According to Deb MacLatchy, vice-president: academic and provost at Laurier, the skills he has demonstrated with his contributions to the Telfer School of Management at the University of Ottawa, as well as his work for various innovation advisory boards and in the Government of Canada, make him an ideal leader for SBE initiatives and fundraising.
She added that the university’s search committee was “very impressed with [Kelly’s] combination experience in academia, business and the federal government, as well as his personality and his ability to build relationships.”
During Kelly’s time as dean of the Telfer School of Management, from 2000 to 2010, the school was given a 25 million dollar gift — the largest naming endowment ever received by a Canadian business school — from Ian Telfer, an MBA graduate from the University of Ottawa.
“It gave us a tremendous amount of ability to do things that we were not able to do before,” Kelly told The Cord.
As Laurier is now fundraising to name the SBE and the new Global Innovation Exchange (GIE) building, it would seem appropriate that the new dean should have experience with this kind of accreditation.
“I think Laurier is a little bit like Telfer when I started,” said Kelly. “It’s a great school [with] good students and a really strong foundation, but it doesn’t get the kind of recognition it deserves and I think part of my job is to make sure that it does get that kind of recognition.”

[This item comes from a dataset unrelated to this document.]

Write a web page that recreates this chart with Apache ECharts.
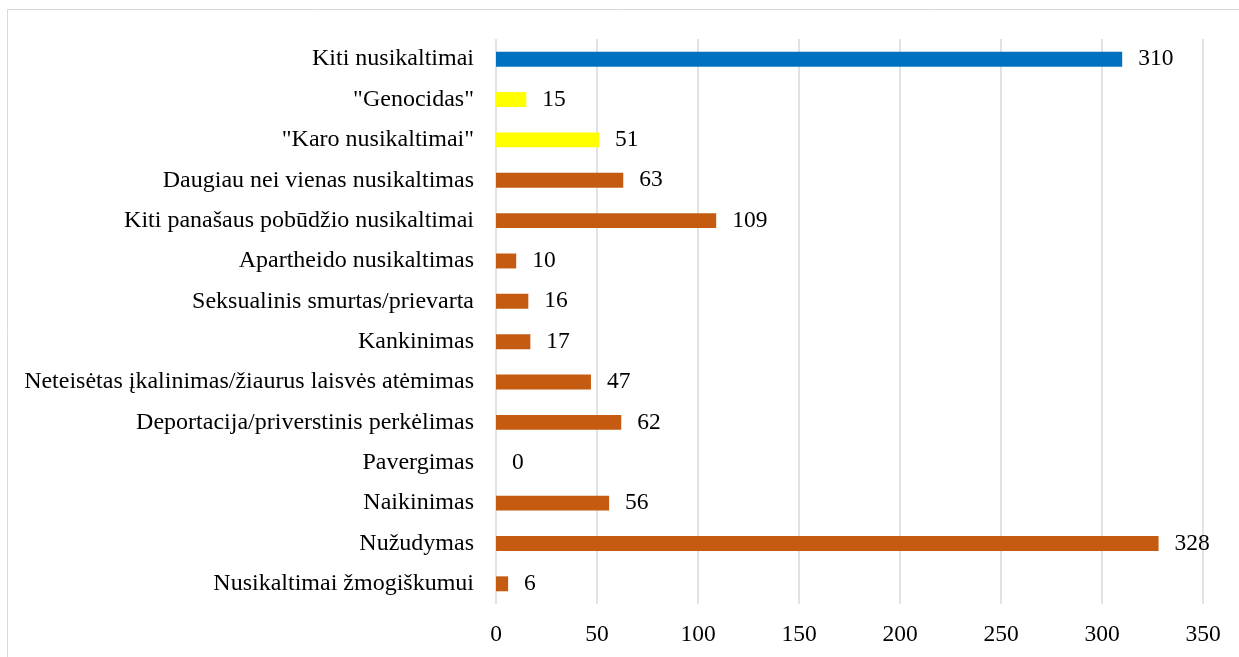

With WLU looking to the future to expand and potentially become more prominent both nationally and globally, funding is a primary issue and requires progressive action to resolve. As Kelly recalled from his time as dean at Telfer, “we raised a fair amount of money during my ten years there because we knew that if we wanted to be the kind of school that we wanted to be, we needed to be aggressive in getting a naming endowment and raising the funds.”
In a new, smaller environment Kelly will no doubt need to continue this proactive fundraising style to secure Laurier’s own endowments.
“What really attracted me to Laurier is the quality of students, the quality of the experience they offer, the kind of the culture and the atmosphere that I see on campus and what I see as a really strong commitment from the senior administration to build the business school out and make it one of the top business schools in the country,” he explained.
The new dean hopes to take the opportunity to build on WLU’s small community foundation with his extensive contact networks developed from time working across Europe, the United States, Asia and Silicon Valley technology firms.
Efforts to innovate the SBE could shift it away from its relatively small-scale nature, but Kelly emphasized that what he is trying to do is more about “building on what is there as supposed to setting off in a direction that is completely new.”
He assures that Laurier’s administration does not want to move the school away from its community feel and that students would be no less involved.
Kelly’s predecessor, Banks, was interim dean after Ginny Dybenko stepped down in January 2011 to pursue other opportunities at the university.
“It’s tough to be an interim dean because everybody knows that you’re only going to be there for a short period of time but he did a phenomenal job,” Kelly said.
Now with a longer time frame to get his job done, the new dean has the time he needs to act as a good leader for the SBE both internally and externally. MacLatchy is confident that Laurier will benefit from Kelly’s skills and references.
“We think that he is the right dean for 2012 and moving forward,” she said.